● **WHAT YOU ARE ASKED TO DO**
Track down the lines that contain "with" and copy them.

● **DATASET SECTION**
━━━━━━━━

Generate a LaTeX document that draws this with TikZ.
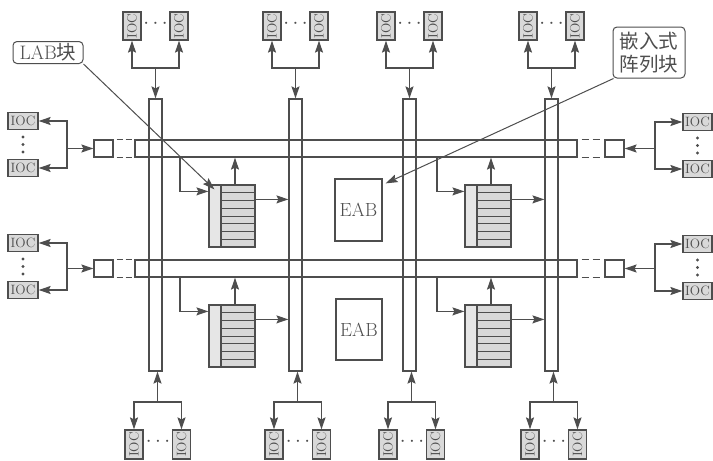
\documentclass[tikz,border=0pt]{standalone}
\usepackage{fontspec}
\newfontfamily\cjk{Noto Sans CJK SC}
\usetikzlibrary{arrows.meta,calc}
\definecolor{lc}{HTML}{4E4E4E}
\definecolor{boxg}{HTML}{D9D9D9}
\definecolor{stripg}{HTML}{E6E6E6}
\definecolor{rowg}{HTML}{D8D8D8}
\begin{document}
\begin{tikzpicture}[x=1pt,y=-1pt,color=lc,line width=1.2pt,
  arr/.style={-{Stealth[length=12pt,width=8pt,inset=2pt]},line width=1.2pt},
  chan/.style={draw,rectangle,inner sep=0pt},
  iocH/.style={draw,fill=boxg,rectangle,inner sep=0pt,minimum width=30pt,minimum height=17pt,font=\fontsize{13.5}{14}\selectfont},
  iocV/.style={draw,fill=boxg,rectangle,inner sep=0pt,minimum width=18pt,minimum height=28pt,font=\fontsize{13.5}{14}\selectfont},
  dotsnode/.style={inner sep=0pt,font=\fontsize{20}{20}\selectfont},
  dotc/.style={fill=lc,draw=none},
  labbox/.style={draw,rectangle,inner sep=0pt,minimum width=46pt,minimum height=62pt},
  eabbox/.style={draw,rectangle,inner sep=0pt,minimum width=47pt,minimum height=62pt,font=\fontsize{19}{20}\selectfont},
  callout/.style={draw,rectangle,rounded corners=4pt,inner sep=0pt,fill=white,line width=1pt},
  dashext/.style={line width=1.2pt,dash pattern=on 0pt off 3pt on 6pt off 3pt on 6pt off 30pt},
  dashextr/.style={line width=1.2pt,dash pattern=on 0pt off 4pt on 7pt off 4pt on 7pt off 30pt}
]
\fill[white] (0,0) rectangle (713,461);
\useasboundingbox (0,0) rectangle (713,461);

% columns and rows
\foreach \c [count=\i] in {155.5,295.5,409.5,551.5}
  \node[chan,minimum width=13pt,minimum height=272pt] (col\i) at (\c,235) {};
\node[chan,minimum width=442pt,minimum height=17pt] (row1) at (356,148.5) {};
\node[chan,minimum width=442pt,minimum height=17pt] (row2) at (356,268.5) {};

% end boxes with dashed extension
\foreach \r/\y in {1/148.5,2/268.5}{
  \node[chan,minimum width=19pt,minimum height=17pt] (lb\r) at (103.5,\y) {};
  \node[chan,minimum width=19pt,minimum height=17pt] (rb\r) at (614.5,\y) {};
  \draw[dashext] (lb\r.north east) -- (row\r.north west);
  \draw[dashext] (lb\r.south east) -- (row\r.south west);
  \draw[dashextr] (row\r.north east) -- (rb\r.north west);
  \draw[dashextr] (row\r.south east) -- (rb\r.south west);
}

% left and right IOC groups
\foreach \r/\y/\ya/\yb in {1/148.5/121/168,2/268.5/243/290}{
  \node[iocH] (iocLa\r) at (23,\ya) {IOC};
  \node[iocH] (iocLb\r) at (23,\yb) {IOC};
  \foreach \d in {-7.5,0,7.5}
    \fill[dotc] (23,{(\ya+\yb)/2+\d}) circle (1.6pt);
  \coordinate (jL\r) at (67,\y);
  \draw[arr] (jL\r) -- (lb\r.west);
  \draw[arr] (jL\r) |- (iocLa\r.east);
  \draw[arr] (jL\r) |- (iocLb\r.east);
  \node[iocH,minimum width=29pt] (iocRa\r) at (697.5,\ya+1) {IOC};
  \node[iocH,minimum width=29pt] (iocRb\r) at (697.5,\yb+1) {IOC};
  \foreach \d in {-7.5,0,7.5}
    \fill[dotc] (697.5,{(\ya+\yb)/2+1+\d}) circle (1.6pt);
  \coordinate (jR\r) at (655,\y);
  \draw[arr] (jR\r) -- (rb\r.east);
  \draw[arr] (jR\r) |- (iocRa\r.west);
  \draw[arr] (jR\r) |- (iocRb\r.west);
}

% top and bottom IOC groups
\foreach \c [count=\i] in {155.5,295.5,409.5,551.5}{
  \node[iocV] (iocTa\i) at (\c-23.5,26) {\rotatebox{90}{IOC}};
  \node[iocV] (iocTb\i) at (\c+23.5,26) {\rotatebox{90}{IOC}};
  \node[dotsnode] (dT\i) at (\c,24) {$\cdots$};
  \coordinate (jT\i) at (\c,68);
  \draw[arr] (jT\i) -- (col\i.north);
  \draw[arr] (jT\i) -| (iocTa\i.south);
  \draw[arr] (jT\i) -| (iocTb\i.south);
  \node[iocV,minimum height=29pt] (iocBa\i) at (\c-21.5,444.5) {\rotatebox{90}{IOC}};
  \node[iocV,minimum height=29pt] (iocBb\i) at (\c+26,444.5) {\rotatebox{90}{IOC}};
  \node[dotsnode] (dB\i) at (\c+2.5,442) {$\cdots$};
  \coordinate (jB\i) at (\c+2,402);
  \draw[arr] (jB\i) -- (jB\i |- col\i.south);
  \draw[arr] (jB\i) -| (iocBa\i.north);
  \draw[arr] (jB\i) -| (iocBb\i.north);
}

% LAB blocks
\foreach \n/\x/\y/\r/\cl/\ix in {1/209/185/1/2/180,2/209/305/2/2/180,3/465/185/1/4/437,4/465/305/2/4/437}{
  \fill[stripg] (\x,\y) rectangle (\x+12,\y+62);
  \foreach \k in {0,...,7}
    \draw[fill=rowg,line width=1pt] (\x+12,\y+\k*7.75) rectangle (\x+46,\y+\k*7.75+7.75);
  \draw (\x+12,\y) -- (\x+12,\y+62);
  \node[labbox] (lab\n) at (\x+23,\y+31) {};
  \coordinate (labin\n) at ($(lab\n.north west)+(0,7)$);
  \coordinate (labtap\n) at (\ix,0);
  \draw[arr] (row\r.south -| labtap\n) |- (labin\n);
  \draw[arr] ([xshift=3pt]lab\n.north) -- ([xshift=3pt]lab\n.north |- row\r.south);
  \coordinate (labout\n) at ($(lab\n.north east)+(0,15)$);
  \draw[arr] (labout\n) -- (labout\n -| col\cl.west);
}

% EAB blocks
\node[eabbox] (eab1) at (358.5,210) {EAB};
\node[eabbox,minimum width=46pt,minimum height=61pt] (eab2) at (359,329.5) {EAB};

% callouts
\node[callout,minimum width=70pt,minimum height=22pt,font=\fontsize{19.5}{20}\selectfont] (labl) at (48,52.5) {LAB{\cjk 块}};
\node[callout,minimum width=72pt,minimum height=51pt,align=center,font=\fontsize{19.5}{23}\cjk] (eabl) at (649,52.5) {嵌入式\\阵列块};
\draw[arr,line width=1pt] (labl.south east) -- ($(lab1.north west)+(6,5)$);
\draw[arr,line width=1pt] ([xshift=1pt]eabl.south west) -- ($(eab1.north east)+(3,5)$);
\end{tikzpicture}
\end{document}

━━━━━━━━

● **RESPONSE BELOW**
Generate a LaTeX document that draws this with TikZ.
% end boxes with dashed extension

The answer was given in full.